Anyone reading this blog knows the power of reggae muzik and it's worldwide scope. Now Turkey can be added to the worldwide scope of having a bonafide reggae band in Bosphoroots and their album debut album "Rizom" is really good. It shows diversity, depth, authenticity & originality. The album starts with its best and most authentic track in 'Police and Soldier.' Even the subject matter keeps within the reggae realm, too. There are several tracks in their native tongue that sound good too: 'Parla,' & 'Reva Mi Bu' are their best. 'Derdim Var' ft. Deniz Tekin and 'Zamanın Yükü' and the best part is it does not sound out of place. Typical of other languages, not all languages are made to be sung in reggae. Their diversity is first shown in 'Jah Is By My Side.' A conscious dancehall tune. Their jazzy side, which is really nice, too, comes out in 'Zamanın Yükü.' Their last official song is 'Peaceland.' It has a dubby feel and real rootsy vibe too it. It actually gets a full dub treatment too as well as instrumental keyboard as the lead. Interesting to say the least. It's 9 tracks in all 7 different ones. Formed in 2015, Bosphoroots build their foundation on the common base of Roots Reggae and use Dub and Reggae Revival styles in their music. The positive vibes and meaningful content they give to their music is to continue the universal message of Reggae. Turkey helps their inspiration for their music and showing off their Middle Eastern musical influence as well. After a couple of singles and two years their album is here.
The Archives " CARRY ME HOME. A REGGAE TRIBUTE TO GIL SCOTT-HERON & BRIAN JACKSON"
The concept of this album: A REGGAE TRIBUTE TO GIL SCOTT-HERON & BRIAN JACKSON warrants a review regardless of how the music comes out. Well The Archives do it justice in "Carry Me Home." The album was produced by the Archives’ Darryl “Trane” Burke and Thievery Corporation’s Eric Hilton, and via Hilton’s Montserrat House label. The release date would have been Gil's 71st birthday. The record spans the breadth of Gil Scott-Heron and Brian Jackson’s creative partnership, which lasted from the 1971 album Pieces of a Man (featuring the protest anthem “The Revolution Will Not Be Televised”) through the 1980 LP 1980 and includes such classics as 1974’s Winter in America.
Hilton and Burke collected artists like DeVaughn, Puma Ptah, the dub poet Mutabaruka, Augustus Pablo’s son Addis and Joseph Hill of Culture’s son Kenyatta to perform alongside the Archives on the record, which also features contributions from Jackson himself on three tracks.

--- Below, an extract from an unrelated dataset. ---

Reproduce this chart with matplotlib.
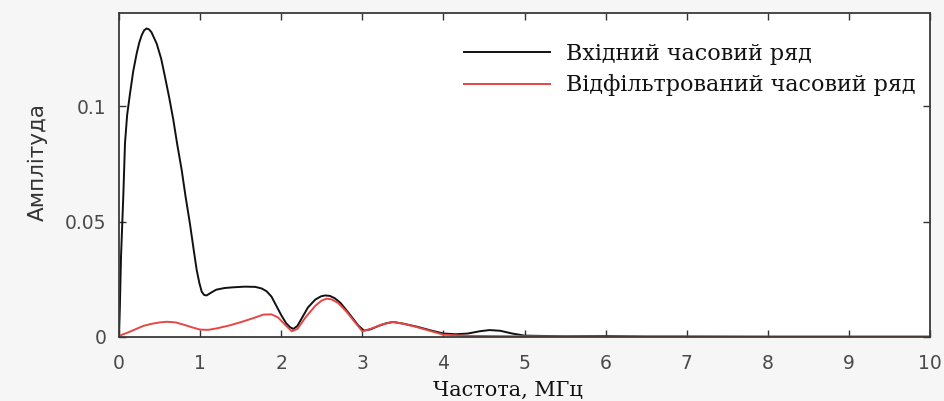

Well thought out and executed album. It has a real roots reggae feel.
Jah Sun & Jallanzo "Magic & Madness"
They say it's hard for artists to re-invent themselves, sound fresh and stay current & relevant. Well, I can tell you one thing about Jah Sun, he has progressed very nicely with each album and always sounds good if not better. Not sure it's the producer or Jah Sun's progression, "Magic & Madness" is no exception. I can't find anything less than a good tune on this album. Obviously, some are better than others. Several are on the verge of greatness. There is no doubt you can 'Hold A Vibe' within this "Madness" that turns to "Magic." It's definitely no 'Wasted Time,' breath or words here. Jah Sun is a modern man with an 'Ancient Soul.' If you happen to be 'Suffering In Silence' this is the album to do it because it will bring you 'Sunshine.' The album includes two dubs, too. Producer Omar “Jallanzo” Johnson produced, composed, arranged and mixed all of the music in addition to playing most of the instruments on the 7th album for Jah Sun. Featuring elements of roots reggae, dub, and fusion the album offers something for the pure reggae enthusiast and for those just being introduced to the genre. One of the best of albums as a whole of 2020 so far and probably will be for the year. This album is "Magic."